DIRECTION: Please give back word for word the lines below, from the first one through the one with "surv_ecoli = [100, 100, 100, 80, 0]".

DATA PROVIDED:

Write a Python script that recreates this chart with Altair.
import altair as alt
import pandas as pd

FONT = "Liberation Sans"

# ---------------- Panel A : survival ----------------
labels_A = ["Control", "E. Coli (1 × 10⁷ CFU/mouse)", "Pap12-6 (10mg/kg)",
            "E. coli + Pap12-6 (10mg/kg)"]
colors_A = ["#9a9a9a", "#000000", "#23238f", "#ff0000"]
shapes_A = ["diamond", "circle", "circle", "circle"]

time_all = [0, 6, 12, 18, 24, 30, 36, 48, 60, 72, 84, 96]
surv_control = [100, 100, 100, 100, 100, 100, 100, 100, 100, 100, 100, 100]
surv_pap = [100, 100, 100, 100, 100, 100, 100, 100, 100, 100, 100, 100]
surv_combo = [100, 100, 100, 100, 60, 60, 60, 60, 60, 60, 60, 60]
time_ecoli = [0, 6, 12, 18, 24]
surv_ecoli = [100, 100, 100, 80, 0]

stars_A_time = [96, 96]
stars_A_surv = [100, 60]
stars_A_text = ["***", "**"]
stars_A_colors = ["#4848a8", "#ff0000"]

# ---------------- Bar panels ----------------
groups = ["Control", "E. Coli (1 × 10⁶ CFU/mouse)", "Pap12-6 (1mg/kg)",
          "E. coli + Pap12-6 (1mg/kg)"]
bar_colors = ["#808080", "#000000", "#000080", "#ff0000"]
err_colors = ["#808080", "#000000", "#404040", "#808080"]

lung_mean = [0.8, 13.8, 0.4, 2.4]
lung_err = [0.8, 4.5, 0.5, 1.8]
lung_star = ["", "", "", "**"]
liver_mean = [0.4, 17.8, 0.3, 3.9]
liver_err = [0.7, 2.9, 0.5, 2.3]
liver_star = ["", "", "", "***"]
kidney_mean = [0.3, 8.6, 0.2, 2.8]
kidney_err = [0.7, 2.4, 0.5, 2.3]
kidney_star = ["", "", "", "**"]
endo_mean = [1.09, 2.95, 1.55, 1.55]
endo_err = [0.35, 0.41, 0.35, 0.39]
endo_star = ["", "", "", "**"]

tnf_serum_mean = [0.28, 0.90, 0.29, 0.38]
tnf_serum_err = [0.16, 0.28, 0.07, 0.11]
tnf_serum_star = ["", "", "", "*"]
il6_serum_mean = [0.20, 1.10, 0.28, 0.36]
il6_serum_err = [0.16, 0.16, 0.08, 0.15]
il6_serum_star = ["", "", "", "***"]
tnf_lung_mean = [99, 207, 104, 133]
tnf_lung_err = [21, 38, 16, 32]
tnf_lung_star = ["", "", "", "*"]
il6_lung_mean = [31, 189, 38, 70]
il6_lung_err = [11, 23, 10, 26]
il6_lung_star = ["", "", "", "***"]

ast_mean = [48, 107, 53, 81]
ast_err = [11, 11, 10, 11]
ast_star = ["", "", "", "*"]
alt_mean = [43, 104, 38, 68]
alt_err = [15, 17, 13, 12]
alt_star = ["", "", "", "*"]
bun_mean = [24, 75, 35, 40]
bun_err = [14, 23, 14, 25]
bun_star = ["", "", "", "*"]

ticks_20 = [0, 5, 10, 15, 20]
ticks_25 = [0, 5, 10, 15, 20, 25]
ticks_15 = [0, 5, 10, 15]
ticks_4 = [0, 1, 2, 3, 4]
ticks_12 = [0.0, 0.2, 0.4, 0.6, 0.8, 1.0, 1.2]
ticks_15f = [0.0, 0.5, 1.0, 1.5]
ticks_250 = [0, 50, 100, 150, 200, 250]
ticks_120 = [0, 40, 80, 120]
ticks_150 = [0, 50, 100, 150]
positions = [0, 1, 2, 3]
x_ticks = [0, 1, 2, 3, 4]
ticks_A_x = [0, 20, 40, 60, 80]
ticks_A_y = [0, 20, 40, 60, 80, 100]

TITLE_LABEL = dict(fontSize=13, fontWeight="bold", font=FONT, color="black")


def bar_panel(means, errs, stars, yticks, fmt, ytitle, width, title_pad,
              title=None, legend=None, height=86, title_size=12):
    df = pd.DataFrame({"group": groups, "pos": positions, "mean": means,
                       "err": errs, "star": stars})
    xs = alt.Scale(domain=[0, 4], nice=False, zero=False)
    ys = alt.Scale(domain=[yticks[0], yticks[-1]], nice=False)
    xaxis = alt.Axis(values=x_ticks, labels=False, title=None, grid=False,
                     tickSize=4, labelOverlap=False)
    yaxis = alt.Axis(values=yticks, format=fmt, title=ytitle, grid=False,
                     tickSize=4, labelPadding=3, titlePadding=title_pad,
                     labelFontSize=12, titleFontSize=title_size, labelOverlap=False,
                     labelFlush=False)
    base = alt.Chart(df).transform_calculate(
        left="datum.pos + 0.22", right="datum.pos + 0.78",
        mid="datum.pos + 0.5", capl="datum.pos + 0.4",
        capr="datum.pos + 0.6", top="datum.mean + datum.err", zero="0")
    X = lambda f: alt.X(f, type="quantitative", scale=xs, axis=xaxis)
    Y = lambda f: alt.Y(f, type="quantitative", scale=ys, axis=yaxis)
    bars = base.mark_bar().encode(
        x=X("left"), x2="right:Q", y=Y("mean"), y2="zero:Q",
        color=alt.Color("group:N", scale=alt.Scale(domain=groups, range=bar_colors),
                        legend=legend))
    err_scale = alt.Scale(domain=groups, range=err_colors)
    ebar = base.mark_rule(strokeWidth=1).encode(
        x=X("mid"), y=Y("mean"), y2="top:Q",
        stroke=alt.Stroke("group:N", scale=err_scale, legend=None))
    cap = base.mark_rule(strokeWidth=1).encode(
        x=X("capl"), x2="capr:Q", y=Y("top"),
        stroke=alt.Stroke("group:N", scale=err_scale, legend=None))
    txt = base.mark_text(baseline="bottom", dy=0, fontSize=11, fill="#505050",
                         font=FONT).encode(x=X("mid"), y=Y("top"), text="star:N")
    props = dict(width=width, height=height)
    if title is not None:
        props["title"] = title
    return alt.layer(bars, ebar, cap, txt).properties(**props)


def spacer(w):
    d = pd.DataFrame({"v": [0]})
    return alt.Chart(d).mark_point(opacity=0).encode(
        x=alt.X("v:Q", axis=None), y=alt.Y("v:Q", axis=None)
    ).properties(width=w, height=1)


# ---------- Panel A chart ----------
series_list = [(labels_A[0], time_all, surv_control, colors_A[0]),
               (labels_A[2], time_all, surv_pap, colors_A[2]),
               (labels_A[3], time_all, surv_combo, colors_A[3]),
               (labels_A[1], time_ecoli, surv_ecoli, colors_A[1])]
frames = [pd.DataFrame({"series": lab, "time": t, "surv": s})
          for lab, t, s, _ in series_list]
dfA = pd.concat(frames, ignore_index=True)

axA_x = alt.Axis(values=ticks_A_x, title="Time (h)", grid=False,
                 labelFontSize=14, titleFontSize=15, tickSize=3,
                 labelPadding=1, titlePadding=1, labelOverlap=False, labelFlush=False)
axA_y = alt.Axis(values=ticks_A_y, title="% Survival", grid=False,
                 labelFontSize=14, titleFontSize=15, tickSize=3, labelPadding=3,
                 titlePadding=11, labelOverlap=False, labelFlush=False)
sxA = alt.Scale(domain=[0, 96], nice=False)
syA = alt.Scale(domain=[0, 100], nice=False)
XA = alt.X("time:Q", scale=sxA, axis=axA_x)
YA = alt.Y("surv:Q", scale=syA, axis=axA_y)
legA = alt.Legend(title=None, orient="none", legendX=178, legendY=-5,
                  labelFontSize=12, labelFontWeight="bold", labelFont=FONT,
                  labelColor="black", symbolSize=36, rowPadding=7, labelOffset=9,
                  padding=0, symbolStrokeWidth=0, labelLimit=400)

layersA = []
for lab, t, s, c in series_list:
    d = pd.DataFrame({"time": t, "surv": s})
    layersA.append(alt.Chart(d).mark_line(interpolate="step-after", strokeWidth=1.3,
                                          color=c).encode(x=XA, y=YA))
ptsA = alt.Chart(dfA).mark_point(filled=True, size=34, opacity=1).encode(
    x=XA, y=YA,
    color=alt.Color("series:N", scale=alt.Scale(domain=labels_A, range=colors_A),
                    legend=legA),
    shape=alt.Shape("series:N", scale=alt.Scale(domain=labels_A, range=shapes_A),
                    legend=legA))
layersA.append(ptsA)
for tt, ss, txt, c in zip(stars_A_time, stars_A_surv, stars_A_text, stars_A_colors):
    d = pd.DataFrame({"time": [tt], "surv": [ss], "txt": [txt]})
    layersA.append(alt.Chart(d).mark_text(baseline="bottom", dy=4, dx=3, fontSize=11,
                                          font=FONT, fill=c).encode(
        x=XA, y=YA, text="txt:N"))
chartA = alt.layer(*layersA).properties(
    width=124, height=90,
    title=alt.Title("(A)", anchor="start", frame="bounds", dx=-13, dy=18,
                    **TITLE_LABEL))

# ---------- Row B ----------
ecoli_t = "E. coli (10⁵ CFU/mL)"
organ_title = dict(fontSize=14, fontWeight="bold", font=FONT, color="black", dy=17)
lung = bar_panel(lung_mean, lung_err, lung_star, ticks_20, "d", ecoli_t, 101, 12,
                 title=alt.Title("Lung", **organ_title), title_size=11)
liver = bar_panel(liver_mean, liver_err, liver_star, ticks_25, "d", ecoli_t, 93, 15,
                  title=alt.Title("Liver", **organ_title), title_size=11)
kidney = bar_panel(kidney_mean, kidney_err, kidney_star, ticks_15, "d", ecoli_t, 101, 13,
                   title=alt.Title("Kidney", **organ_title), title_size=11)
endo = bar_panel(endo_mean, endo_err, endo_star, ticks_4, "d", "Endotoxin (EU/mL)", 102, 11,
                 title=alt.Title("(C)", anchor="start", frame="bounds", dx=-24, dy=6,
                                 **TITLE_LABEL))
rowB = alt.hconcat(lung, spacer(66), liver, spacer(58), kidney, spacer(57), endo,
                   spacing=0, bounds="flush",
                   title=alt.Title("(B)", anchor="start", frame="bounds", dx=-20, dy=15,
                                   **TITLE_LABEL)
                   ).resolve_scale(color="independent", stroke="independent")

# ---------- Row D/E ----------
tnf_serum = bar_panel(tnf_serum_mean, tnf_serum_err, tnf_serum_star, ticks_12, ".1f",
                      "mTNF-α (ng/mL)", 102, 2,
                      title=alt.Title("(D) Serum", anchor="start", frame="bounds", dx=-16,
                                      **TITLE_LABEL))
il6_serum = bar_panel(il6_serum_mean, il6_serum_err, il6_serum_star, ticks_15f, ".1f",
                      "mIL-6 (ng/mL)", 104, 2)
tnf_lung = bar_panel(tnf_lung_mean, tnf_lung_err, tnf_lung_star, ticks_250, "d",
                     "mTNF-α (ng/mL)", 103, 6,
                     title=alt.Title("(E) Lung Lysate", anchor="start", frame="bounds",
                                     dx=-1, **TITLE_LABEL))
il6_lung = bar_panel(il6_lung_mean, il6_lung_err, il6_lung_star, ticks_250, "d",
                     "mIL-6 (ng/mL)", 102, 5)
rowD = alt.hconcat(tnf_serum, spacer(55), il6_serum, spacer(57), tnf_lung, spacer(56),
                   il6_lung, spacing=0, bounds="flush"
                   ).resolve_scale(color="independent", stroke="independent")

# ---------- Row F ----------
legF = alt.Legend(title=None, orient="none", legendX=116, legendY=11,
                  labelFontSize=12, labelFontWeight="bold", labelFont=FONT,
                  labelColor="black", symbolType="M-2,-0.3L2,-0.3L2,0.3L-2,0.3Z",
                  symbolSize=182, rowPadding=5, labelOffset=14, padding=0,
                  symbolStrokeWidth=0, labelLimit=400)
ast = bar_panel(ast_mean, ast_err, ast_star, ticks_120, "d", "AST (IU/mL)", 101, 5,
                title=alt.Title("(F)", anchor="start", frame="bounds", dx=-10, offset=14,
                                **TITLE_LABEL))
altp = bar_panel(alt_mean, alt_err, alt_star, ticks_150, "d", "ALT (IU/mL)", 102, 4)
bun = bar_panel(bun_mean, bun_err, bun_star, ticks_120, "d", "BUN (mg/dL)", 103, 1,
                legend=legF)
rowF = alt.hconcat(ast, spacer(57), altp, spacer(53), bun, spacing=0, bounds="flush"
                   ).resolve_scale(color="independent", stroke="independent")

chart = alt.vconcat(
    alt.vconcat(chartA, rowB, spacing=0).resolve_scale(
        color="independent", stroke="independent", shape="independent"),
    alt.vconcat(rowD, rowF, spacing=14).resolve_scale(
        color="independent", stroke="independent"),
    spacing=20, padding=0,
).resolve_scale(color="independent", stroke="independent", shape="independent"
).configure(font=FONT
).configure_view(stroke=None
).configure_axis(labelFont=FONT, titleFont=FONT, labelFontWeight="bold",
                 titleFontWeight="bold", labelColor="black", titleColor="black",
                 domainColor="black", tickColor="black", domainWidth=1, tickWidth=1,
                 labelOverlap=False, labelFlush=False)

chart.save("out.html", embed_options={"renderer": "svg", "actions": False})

RESPONSE TO THIS EXERCISE:
Write a Python script that recreates this chart with Altair.
import altair as alt
import pandas as pd

FONT = "Liberation Sans"

# ---------------- Panel A : survival ----------------
labels_A = ["Control", "E. Coli (1 × 10⁷ CFU/mouse)", "Pap12-6 (10mg/kg)",
            "E. coli + Pap12-6 (10mg/kg)"]
colors_A = ["#9a9a9a", "#000000", "#23238f", "#ff0000"]
shapes_A = ["diamond", "circle", "circle", "circle"]

time_all = [0, 6, 12, 18, 24, 30, 36, 48, 60, 72, 84, 96]
surv_control = [100, 100, 100, 100, 100, 100, 100, 100, 100, 100, 100, 100]
surv_pap = [100, 100, 100, 100, 100, 100, 100, 100, 100, 100, 100, 100]
surv_combo = [100, 100, 100, 100, 60, 60, 60, 60, 60, 60, 60, 60]
time_ecoli = [0, 6, 12, 18, 24]
surv_ecoli = [100, 100, 100, 80, 0]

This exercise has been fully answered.